Raw records:
= = = =

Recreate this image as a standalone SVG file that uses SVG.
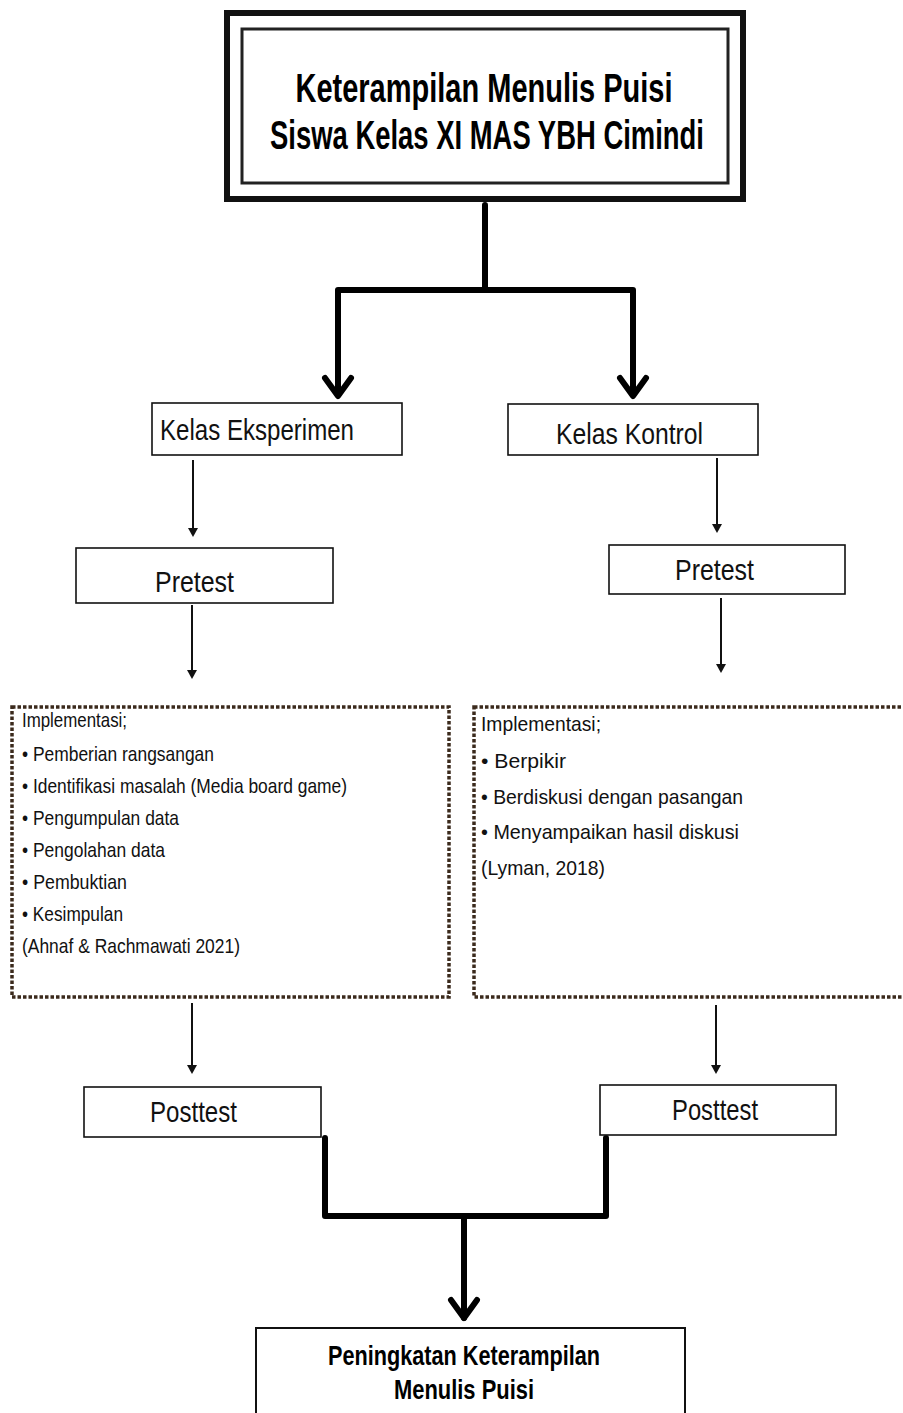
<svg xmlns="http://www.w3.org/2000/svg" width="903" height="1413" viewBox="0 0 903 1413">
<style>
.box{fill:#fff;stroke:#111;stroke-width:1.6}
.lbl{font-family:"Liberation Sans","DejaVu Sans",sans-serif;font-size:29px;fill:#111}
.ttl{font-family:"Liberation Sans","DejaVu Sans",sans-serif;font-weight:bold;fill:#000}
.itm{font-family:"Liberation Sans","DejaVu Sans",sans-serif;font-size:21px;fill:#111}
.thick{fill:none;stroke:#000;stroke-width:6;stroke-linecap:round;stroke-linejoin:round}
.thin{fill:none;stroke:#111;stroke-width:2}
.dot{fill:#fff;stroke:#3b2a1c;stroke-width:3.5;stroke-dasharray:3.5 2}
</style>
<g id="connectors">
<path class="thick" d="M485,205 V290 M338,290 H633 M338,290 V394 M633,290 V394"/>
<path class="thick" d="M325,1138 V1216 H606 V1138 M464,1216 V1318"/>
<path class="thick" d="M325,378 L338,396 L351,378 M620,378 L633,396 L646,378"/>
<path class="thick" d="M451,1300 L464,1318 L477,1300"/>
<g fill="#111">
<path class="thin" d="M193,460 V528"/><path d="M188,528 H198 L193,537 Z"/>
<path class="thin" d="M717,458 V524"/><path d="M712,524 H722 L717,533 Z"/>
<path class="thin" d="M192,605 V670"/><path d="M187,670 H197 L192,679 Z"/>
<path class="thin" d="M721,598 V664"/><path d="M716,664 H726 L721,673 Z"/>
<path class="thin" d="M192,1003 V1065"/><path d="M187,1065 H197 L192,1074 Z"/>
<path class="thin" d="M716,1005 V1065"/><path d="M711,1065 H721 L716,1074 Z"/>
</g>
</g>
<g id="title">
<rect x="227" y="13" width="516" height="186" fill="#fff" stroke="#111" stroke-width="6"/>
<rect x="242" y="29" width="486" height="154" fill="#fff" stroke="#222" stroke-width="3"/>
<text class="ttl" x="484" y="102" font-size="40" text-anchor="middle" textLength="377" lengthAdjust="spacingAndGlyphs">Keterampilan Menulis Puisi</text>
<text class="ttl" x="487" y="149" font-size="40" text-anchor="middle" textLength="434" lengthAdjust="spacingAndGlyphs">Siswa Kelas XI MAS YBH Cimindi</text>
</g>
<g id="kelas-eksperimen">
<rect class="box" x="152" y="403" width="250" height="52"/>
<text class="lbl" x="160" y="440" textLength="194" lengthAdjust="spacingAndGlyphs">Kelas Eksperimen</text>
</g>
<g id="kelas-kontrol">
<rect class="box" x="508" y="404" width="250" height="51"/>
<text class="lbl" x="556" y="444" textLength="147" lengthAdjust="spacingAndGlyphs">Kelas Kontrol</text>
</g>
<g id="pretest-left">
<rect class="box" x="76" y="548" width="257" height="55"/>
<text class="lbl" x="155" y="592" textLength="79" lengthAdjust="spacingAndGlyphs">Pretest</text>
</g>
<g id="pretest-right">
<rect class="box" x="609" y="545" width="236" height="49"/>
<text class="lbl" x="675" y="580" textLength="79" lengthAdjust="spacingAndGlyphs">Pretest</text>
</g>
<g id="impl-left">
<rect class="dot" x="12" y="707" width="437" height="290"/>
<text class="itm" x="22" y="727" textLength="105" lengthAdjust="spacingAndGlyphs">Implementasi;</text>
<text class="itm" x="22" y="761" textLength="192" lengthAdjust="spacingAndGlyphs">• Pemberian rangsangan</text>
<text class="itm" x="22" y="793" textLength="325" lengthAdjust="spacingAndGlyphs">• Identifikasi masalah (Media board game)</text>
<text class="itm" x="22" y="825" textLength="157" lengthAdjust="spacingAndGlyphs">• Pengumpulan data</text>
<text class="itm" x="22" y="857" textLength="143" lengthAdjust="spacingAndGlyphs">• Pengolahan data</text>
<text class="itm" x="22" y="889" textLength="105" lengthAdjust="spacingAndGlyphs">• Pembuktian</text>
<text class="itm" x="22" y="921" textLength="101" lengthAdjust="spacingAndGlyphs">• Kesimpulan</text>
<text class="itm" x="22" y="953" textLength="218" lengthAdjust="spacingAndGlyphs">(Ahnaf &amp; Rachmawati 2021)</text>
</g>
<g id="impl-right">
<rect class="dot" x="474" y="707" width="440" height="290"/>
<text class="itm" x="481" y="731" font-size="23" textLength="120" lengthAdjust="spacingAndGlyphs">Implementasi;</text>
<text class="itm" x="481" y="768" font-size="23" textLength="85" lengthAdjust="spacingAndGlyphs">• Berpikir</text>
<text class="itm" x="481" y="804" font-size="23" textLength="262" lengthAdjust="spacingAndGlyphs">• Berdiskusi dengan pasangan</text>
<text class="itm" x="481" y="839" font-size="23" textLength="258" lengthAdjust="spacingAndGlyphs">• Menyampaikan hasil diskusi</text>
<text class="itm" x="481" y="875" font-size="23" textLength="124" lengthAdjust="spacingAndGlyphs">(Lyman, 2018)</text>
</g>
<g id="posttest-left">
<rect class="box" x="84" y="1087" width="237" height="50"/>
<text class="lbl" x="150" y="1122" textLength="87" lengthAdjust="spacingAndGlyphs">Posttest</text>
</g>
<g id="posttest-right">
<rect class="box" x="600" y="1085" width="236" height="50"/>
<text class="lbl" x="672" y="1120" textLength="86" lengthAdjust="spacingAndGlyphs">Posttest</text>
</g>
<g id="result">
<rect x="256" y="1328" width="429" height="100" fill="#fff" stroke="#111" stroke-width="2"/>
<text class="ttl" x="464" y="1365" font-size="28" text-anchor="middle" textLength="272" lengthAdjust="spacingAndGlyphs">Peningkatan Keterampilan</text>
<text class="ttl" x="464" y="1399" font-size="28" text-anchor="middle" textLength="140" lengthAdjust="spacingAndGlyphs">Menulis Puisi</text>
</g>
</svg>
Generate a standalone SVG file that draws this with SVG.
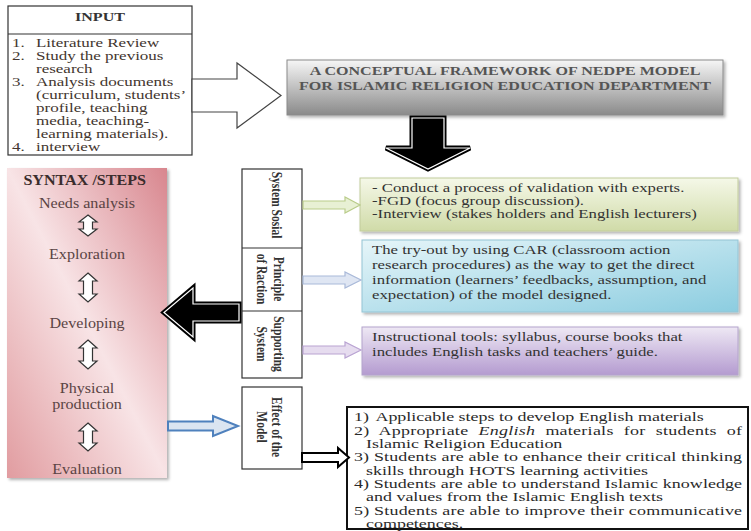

= = = =

Problem to work on: Give back the entries verbatim. Do not include any picture.

Correct response:
Recreate this image as a standalone SVG file that uses SVG.
<svg xmlns="http://www.w3.org/2000/svg" width="903" height="1413" viewBox="0 0 903 1413">
<style>
.box{fill:#fff;stroke:#111;stroke-width:1.6}
.lbl{font-family:"Liberation Sans","DejaVu Sans",sans-serif;font-size:29px;fill:#111}
.ttl{font-family:"Liberation Sans","DejaVu Sans",sans-serif;font-weight:bold;fill:#000}
.itm{font-family:"Liberation Sans","DejaVu Sans",sans-serif;font-size:21px;fill:#111}
.thick{fill:none;stroke:#000;stroke-width:6;stroke-linecap:round;stroke-linejoin:round}
.thin{fill:none;stroke:#111;stroke-width:2}
.dot{fill:#fff;stroke:#3b2a1c;stroke-width:3.5;stroke-dasharray:3.5 2}
</style>
<g id="connectors">
<path class="thick" d="M485,205 V290 M338,290 H633 M338,290 V394 M633,290 V394"/>
<path class="thick" d="M325,1138 V1216 H606 V1138 M464,1216 V1318"/>
<path class="thick" d="M325,378 L338,396 L351,378 M620,378 L633,396 L646,378"/>
<path class="thick" d="M451,1300 L464,1318 L477,1300"/>
<g fill="#111">
<path class="thin" d="M193,460 V528"/><path d="M188,528 H198 L193,537 Z"/>
<path class="thin" d="M717,458 V524"/><path d="M712,524 H722 L717,533 Z"/>
<path class="thin" d="M192,605 V670"/><path d="M187,670 H197 L192,679 Z"/>
<path class="thin" d="M721,598 V664"/><path d="M716,664 H726 L721,673 Z"/>
<path class="thin" d="M192,1003 V1065"/><path d="M187,1065 H197 L192,1074 Z"/>
<path class="thin" d="M716,1005 V1065"/><path d="M711,1065 H721 L716,1074 Z"/>
</g>
</g>
<g id="title">
<rect x="227" y="13" width="516" height="186" fill="#fff" stroke="#111" stroke-width="6"/>
<rect x="242" y="29" width="486" height="154" fill="#fff" stroke="#222" stroke-width="3"/>
<text class="ttl" x="484" y="102" font-size="40" text-anchor="middle" textLength="377" lengthAdjust="spacingAndGlyphs">Keterampilan Menulis Puisi</text>
<text class="ttl" x="487" y="149" font-size="40" text-anchor="middle" textLength="434" lengthAdjust="spacingAndGlyphs">Siswa Kelas XI MAS YBH Cimindi</text>
</g>
<g id="kelas-eksperimen">
<rect class="box" x="152" y="403" width="250" height="52"/>
<text class="lbl" x="160" y="440" textLength="194" lengthAdjust="spacingAndGlyphs">Kelas Eksperimen</text>
</g>
<g id="kelas-kontrol">
<rect class="box" x="508" y="404" width="250" height="51"/>
<text class="lbl" x="556" y="444" textLength="147" lengthAdjust="spacingAndGlyphs">Kelas Kontrol</text>
</g>
<g id="pretest-left">
<rect class="box" x="76" y="548" width="257" height="55"/>
<text class="lbl" x="155" y="592" textLength="79" lengthAdjust="spacingAndGlyphs">Pretest</text>
</g>
<g id="pretest-right">
<rect class="box" x="609" y="545" width="236" height="49"/>
<text class="lbl" x="675" y="580" textLength="79" lengthAdjust="spacingAndGlyphs">Pretest</text>
</g>
<g id="impl-left">
<rect class="dot" x="12" y="707" width="437" height="290"/>
<text class="itm" x="22" y="727" textLength="105" lengthAdjust="spacingAndGlyphs">Implementasi;</text>
<text class="itm" x="22" y="761" textLength="192" lengthAdjust="spacingAndGlyphs">• Pemberian rangsangan</text>
<text class="itm" x="22" y="793" textLength="325" lengthAdjust="spacingAndGlyphs">• Identifikasi masalah (Media board game)</text>
<text class="itm" x="22" y="825" textLength="157" lengthAdjust="spacingAndGlyphs">• Pengumpulan data</text>
<text class="itm" x="22" y="857" textLength="143" lengthAdjust="spacingAndGlyphs">• Pengolahan data</text>
<text class="itm" x="22" y="889" textLength="105" lengthAdjust="spacingAndGlyphs">• Pembuktian</text>
<text class="itm" x="22" y="921" textLength="101" lengthAdjust="spacingAndGlyphs">• Kesimpulan</text>
<text class="itm" x="22" y="953" textLength="218" lengthAdjust="spacingAndGlyphs">(Ahnaf &amp; Rachmawati 2021)</text>
</g>
<g id="impl-right">
<rect class="dot" x="474" y="707" width="440" height="290"/>
<text class="itm" x="481" y="731" font-size="23" textLength="120" lengthAdjust="spacingAndGlyphs">Implementasi;</text>
<text class="itm" x="481" y="768" font-size="23" textLength="85" lengthAdjust="spacingAndGlyphs">• Berpikir</text>
<text class="itm" x="481" y="804" font-size="23" textLength="262" lengthAdjust="spacingAndGlyphs">• Berdiskusi dengan pasangan</text>
<text class="itm" x="481" y="839" font-size="23" textLength="258" lengthAdjust="spacingAndGlyphs">• Menyampaikan hasil diskusi</text>
<text class="itm" x="481" y="875" font-size="23" textLength="124" lengthAdjust="spacingAndGlyphs">(Lyman, 2018)</text>
</g>
<g id="posttest-left">
<rect class="box" x="84" y="1087" width="237" height="50"/>
<text class="lbl" x="150" y="1122" textLength="87" lengthAdjust="spacingAndGlyphs">Posttest</text>
</g>
<g id="posttest-right">
<rect class="box" x="600" y="1085" width="236" height="50"/>
<text class="lbl" x="672" y="1120" textLength="86" lengthAdjust="spacingAndGlyphs">Posttest</text>
</g>
<g id="result">
<rect x="256" y="1328" width="429" height="100" fill="#fff" stroke="#111" stroke-width="2"/>
<text class="ttl" x="464" y="1365" font-size="28" text-anchor="middle" textLength="272" lengthAdjust="spacingAndGlyphs">Peningkatan Keterampilan</text>
<text class="ttl" x="464" y="1399" font-size="28" text-anchor="middle" textLength="140" lengthAdjust="spacingAndGlyphs">Menulis Puisi</text>
</g>
</svg>
Generate a standalone SVG file that draws this with SVG.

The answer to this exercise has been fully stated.